5. Conclusions and Future Directions

In this paper, a novel automatic electrical equipment detect and inspection system has been proposed. The proposed system can detect 17 different types of electric power line equipment from videos taken by a ground vehicle and analyze one type of defects in polymer insulators. Compared to previous methods, the proposed system is superior in many aspects: (a) powerful CNN-based insulator detection versus handcrafted features, (b) capability to detect 17 types of insulators, (c) use of close-shot high-resolution images for defect analysis, enabling more precise defect analysis of insulators, (d) evaluation of detection performance on a large diverse dataset of long-shot (204 test samples) and close-shot images (807 test samples), which proves the robustness of the proposed system against occlusion, lighting conditions, in-and-out of plane rotations, viewpoint changes, color, shape, texture and cluttered environment.

The proposed insulator rotation normalization and ellipse detection methods enable the system to recognize cap level defects.

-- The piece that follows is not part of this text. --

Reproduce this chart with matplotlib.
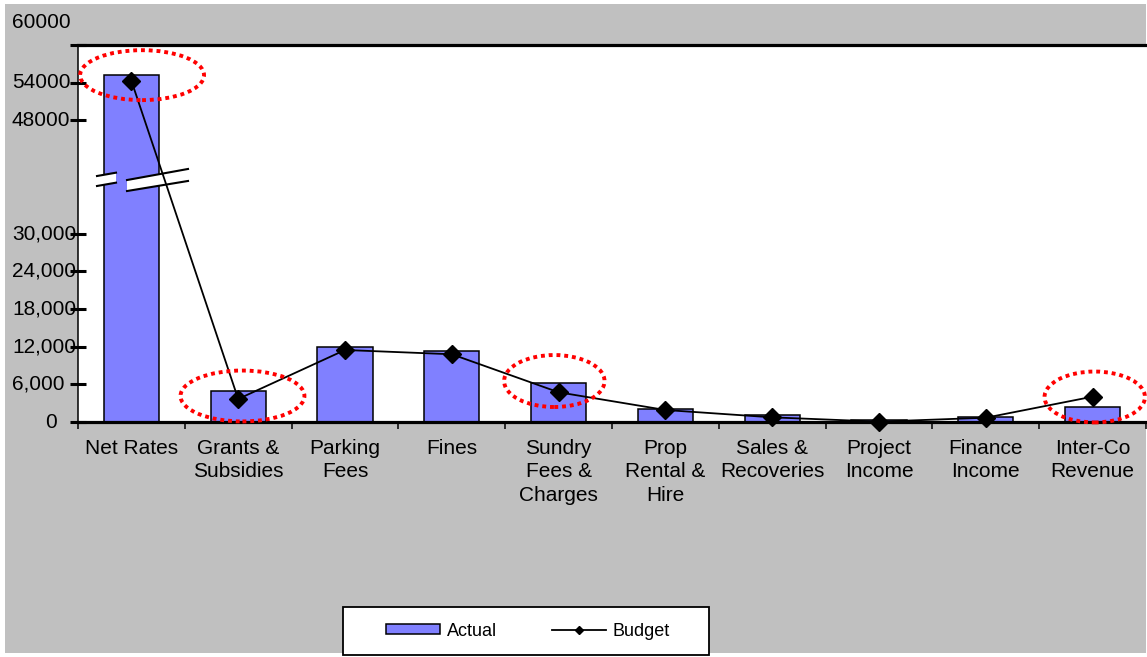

In order to support real-time operations, the proposed system is accelerated by a GTX1080 GPU (NVIDIA Corporation, Santa Clara, CA, USA) and uses OpenCV, CUDA and cuDNN libraries along with Darknet’s CNN framework. The proposed system is tested on a large, unbiased, unconstrained evaluation dataset of insulator images and state-of-the-art results are presented. Comparisons with previous studies verified the superior performance of the proposed system.

The system pipeline presented in this work provides a natural guide to future research, which includes pushing existing CNN models to learn different types of insulators at deeper levels and formalizing for detection of additional types of insulator defects. The future research will also consider studying a specific and unified CNN architecture for insulator detection and insulator defect analysis.